Even without the DOJ as a willing partner, Emanuel could have joined forces with local police advocates in petitioning for federal court oversight of the Chicago Police Department.

On Thursday, Siskel was asked why that option was not pursued.

“Rather than spending a bunch of time in court with lawyers spending resources on litigating issues, we are putting those resources to implementing reform and having this process start immediately as soon as the agreement is finalized,” he said.

Noting that collaborative reform worked well in Washington, D.C., Siskel said, “We focused on . . . how to move forward quickly to continue the process of reform through a tried and tested mechanism for achieving those results.”

The American Civil Liberties Union and Vanita Gupta, former head of the Justice Department’s civil rights division, have accused Emanuel of breaking the promise he made in January to enter into “good faith” negotiations towards a court-enforced consent decree.

The ACLU has argued that anything short of federal court oversight was “hostile to police reform” and doomed to failure given the magnitude of the problems laid bare in the scathing indictment of the Chicago Police Department triggered by the police shooting of Laquan McDonald.

Gupta agreed that given the “severity of the accountability and use of force problems thoroughly documented” in the report she helped craft, federal court oversight was the only way to prevent “yet another set of recommendations . . . that will have no teeth.”

Siskel and Walter Katz, Emanuel’s chief deputy for public safety, beg to differ.

They pointed to the mayor’s “track record” of pursuing police reforms that include training all Chicago Police officers on a new use-of-force policy altered in response to public input and to Emanuel’s decision to expedite the distribution of body cameras to all officers.

“We have put our money where our mouth is in terms of moving forward with very real and ambitious reform efforts in the meantime rather than waiting for any kind of agreement,” Siskel said.

The city’s top lawyer said he’s confident the agreement ultimately negotiated with the DOJ will restore public trust shattered by the mayor’s handling of the Laquan McDonald shooting video.

That’s because it will make a “significant commitment of resources” toward implementing police reforms over multiple years and detail specific changes Emanuel promises to seek to a police contract that, according to his Task Force on Police Accountability, turned the “code of silence into official policy.”

“We have set this up in a way to have an independent monitor with real credibility who is holding our feet to the fire and issuing regular public reports so that the community can hold our feet to the fire,” he said. “And with yet another backstop of a provision that allows the Department of Justice to go into court and enforce the terms of the agreement if we are breaching an agreement.”

Police Board President Lori Lightfoot has warned the memorandum of agreement cannot be “unilaterally negotiated by the mayor himself.”
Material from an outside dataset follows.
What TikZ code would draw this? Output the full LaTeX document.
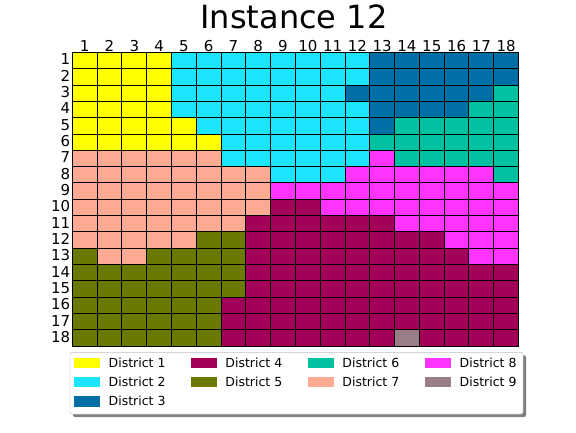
\documentclass[tikz,border=0pt]{standalone}
\usepackage{fontspec}
\setmainfont{DejaVu Sans}
\usetikzlibrary{shadows}
\definecolor{D1}{HTML}{FFFF00}
\definecolor{D2}{HTML}{1CE6FF}
\definecolor{D3}{HTML}{006FA6}
\definecolor{D4}{HTML}{A30059}
\definecolor{D5}{HTML}{6B7900}
\definecolor{D6}{HTML}{00C2A0}
\definecolor{D7}{HTML}{FFAA92}
\definecolor{D8}{HTML}{FF34FF}
\definecolor{D9}{HTML}{997D87}
\begin{document}
\begin{tikzpicture}[x=1pt,y=-1pt,
    cell/.style={draw=black,line width=0.9pt},
    tick/.style={font=\fontsize{15}{15}\selectfont,inner sep=0pt},
    keytext/.style={font=\fontsize{12.5}{12.5}\selectfont,inner sep=0pt,anchor=west}]
  \useasboundingbox (0,0) rectangle (576,432);
  \node[anchor=base,font=\fontsize{32}{32}\selectfont] (title) at (294,28.5) {Instance 12};
  % district map, one list per row
  \foreach \cells [count=\r] in {
      {1,1,1,1,2,2,2,2,2,2,2,2,3,3,3,3,3,3},
      {1,1,1,1,2,2,2,2,2,2,2,2,3,3,3,3,3,3},
      {1,1,1,1,2,2,2,2,2,2,2,3,3,3,3,3,3,6},
      {1,1,1,1,2,2,2,2,2,2,2,2,3,3,3,3,6,6},
      {1,1,1,1,1,2,2,2,2,2,2,2,3,6,6,6,6,6},
      {1,1,1,1,1,1,2,2,2,2,2,2,6,6,6,6,6,6},
      {7,7,7,7,7,7,2,2,2,2,2,2,8,6,6,6,6,6},
      {7,7,7,7,7,7,7,7,2,2,2,8,8,8,8,8,8,6},
      {7,7,7,7,7,7,7,7,8,8,8,8,8,8,8,8,8,8},
      {7,7,7,7,7,7,7,7,4,4,8,8,8,8,8,8,8,8},
      {7,7,7,7,7,7,7,4,4,4,4,4,4,8,8,8,8,8},
      {7,7,7,7,7,5,5,4,4,4,4,4,4,4,4,8,8,8},
      {5,7,7,5,5,5,5,4,4,4,4,4,4,4,4,4,8,8},
      {5,5,5,5,5,5,5,4,4,4,4,4,4,4,4,4,4,4},
      {5,5,5,5,5,5,5,4,4,4,4,4,4,4,4,4,4,4},
      {5,5,5,5,5,5,4,4,4,4,4,4,4,4,4,4,4,4},
      {5,5,5,5,5,5,4,4,4,4,4,4,4,4,4,4,4,4},
      {5,5,5,5,5,5,4,4,4,4,4,4,4,9,4,4,4,4}}{
    \foreach \d [count=\c] in \cells
      \filldraw[cell,fill=D\d] ({72.3+(\c-1)*24.79},{52.3+(\r-1)*16.33}) rectangle ++(24.79,16.33);
  }
  \foreach \c in {1,...,18}{
    \node[tick,anchor=base] (col\c) at ({72.3+(\c-0.5)*24.79},51.3) {\c};
    \node[tick,anchor=east] (row\c) at (70.3,{52.3+(\c-0.5)*16.33-1}) {\c};
  }
  % legend
  \node[draw=gray!50,fill=white,rounded corners=2pt,minimum width=453pt,minimum height=61.7pt,
    drop shadow={shadow xshift=3pt,shadow yshift=-3pt,fill=black!50,opacity=1}] (legend) at (296.5,383.2) {};
  \foreach \d/\x/\y in {1/74/362.8,2/74/382,3/74/401.3,4/190.7/362.8,5/190.7/382,
      6/307.7/362.8,7/307.7/382,8/425/362.8,9/425/382}{
    \node[fill=D\d,minimum width=26pt,minimum height=10.5pt,inner sep=0pt,anchor=west] (key\d) at (\x,\y) {};
    \node[keytext] (lab\d) at (\x+34.5,\y) {District \d};
  }
\end{tikzpicture}
\end{document}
She has argued the agreement would have “zero legitimacy” without input from the same police reform stakeholders with whom the city negotiated before abolishing the Independent Police Review Authority and replacing it with a Civilian Office of Police Accountability.
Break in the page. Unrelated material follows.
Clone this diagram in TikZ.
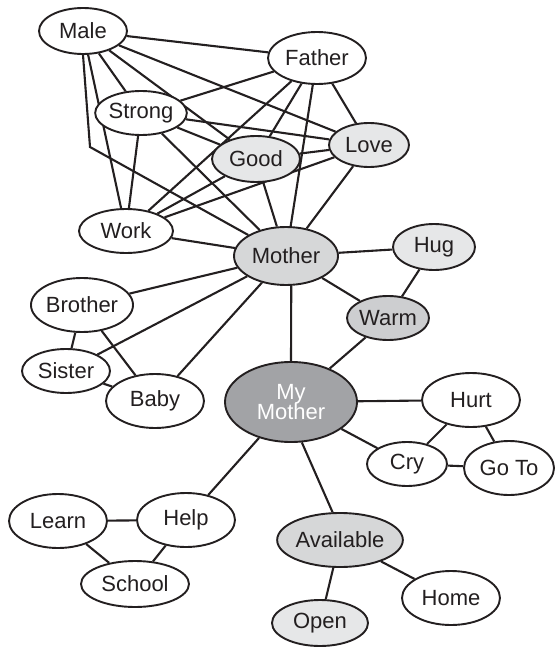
\documentclass[tikz,border=0pt]{standalone}
\usepackage{fontspec}
\setmainfont{Liberation Sans}
\usetikzlibrary{shapes.geometric,backgrounds}
\definecolor{palegray}{HTML}{E6E7E8}
\definecolor{midgray}{HTML}{D6D7D8}
\definecolor{warmgray}{HTML}{CDCED0}
\definecolor{deepgray}{HTML}{A2A3A6}
\definecolor{inkcol}{HTML}{231F20}
\tikzset{
  bubble/.style n args={2}{ellipse, draw=inkcol, line width=1.9pt, fill=white,
    minimum width=#1pt, minimum height=#2pt, inner sep=0pt,
    font=\fontsize{22}{23}\selectfont, text=inkcol},
  pale/.style={fill=palegray},
  mid/.style={fill=midgray},
  warmfill/.style={fill=warmgray},
  deep/.style={fill=deepgray, text=white},
  link/.style={draw=inkcol, line width=2.1pt},
}
\begin{document}
\begin{tikzpicture}[x=1pt,y=-1pt]
\useasboundingbox (0,0) rectangle (556,647);
% concept bubbles
\node[bubble={88}{46}] (male) at (83,31) {Male};
\node[bubble={98}{52}] (father) at (317,58) {Father};
\node[bubble={90}{44}] (strong) at (141,113) {Strong};
\node[bubble={88}{46},pale] (good) at (256,159) {Good};
\node[bubble={80}{44},pale] (love) at (369,145) {Love};
\node[bubble={94}{44}] (work) at (126,231) {Work};
\node[bubble={104}{58},mid] (mother) at (286,256) {Mother};
\node[bubble={82}{46},pale] (hug) at (434,247) {Hug};
\node[bubble={82}{44},warmfill] (warm) at (388,318) {Warm};
\node[bubble={98}{54}] (brother) at (82,305) {Brother};
\node[bubble={88}{44}] (sister) at (66,371) {Sister};
\node[bubble={98}{54}] (baby) at (155,401) {Baby};
\node[bubble={132}{80},deep,align=center] (mymother) at (291,402) {My\\[-3pt]Mother};
\node[bubble={98}{54}] (hurt) at (471,400) {Hurt};
\node[bubble={80}{44}] (cry) at (407,464) {Cry};
\node[bubble={90}{54}] (goto) at (509,468) {Go To};
\node[bubble={98}{54}] (learn) at (58,521) {Learn};
\node[bubble={98}{54}] (help) at (186,520) {Help};
\node[bubble={108}{46}] (school) at (135,584) {School};
\node[bubble={118}{54},mid] (available) at (340,540) {Available};
\node[bubble={98}{54}] (home) at (451,598) {Home};
\node[bubble={96}{46},pale] (open) at (320,623) {Open};
\coordinate (malebend) at (90,147);
% connectors, drawn underneath the bubbles
\begin{scope}[on background layer]
\path[link] (male) -- (father);
\path[link] (male) -- (love);
\path[link] (male) -- (good);
\path[link] (male) -- (strong);
\path[link] (male.south) -- (malebend) -- (mother);
\path[link] (male) -- (work);
\path[link] (strong) -- (father);
\path[link] (strong) -- (love);
\path[link] (strong) -- (good);
\path[link] (strong) -- (work);
\path[link] (strong) -- (mother);
\path[link] (work) -- (father);
\path[link] (work) -- (good);
\path[link] (work) -- (love);
\path[link] (work) -- (mother);
\path[link] (good) -- (father);
\path[link] (good) -- (love);
\path[link] (good) -- (mother);
\path[link] (father) -- (love);
\path[link] (father) -- (mother);
\path[link] (love) -- (mother);
\path[link] (mother) -- (hug);
\path[link] (mother) -- (warm);
\path[link] (hug) -- (warm);
\path[link] (mother.-80) -- (mymother.90);
\path[link] (warm) -- (mymother);
\path[link] (mother) -- (brother);
\path[link] (mother) -- (sister);
\path[link] (mother) -- (baby);
\path[link] (brother) -- (sister);
\path[link] (brother) -- (baby);
\path[link] (sister) -- (baby);
\path[link] (mymother) -- (help);
\path[link] (mymother) -- (hurt);
\path[link] (mymother) -- (cry);
\path[link] (mymother.-75) -- (available.105);
\path[link] (hurt) -- (cry);
\path[link] (hurt) -- (goto);
\path[link] (cry) -- (goto);
\path[link] (learn) -- (help);
\path[link] (learn) -- (school);
\path[link] (help) -- (school);
\path[link] (available) -- (open);
\path[link] (available) -- (home);
\end{scope}
\end{tikzpicture}
\end{document}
Former Washington and Philadelphia Police Chief Charles Ramsey, who ran both cities’ police forces during DOJ investigations, has also advised Emanuel to “keep it transparent” by releasing the memorandum of agreement and by appointing an oversight group comprised of academics, community and business leaders.

Katz acknowledged the need for public buy-in. He and Siskel promised to release the memorandum of agreement as soon as it is finalized.

“Credibility is key. We are very aware of that. The selection process [of the monitor] will be credible,” Katz said.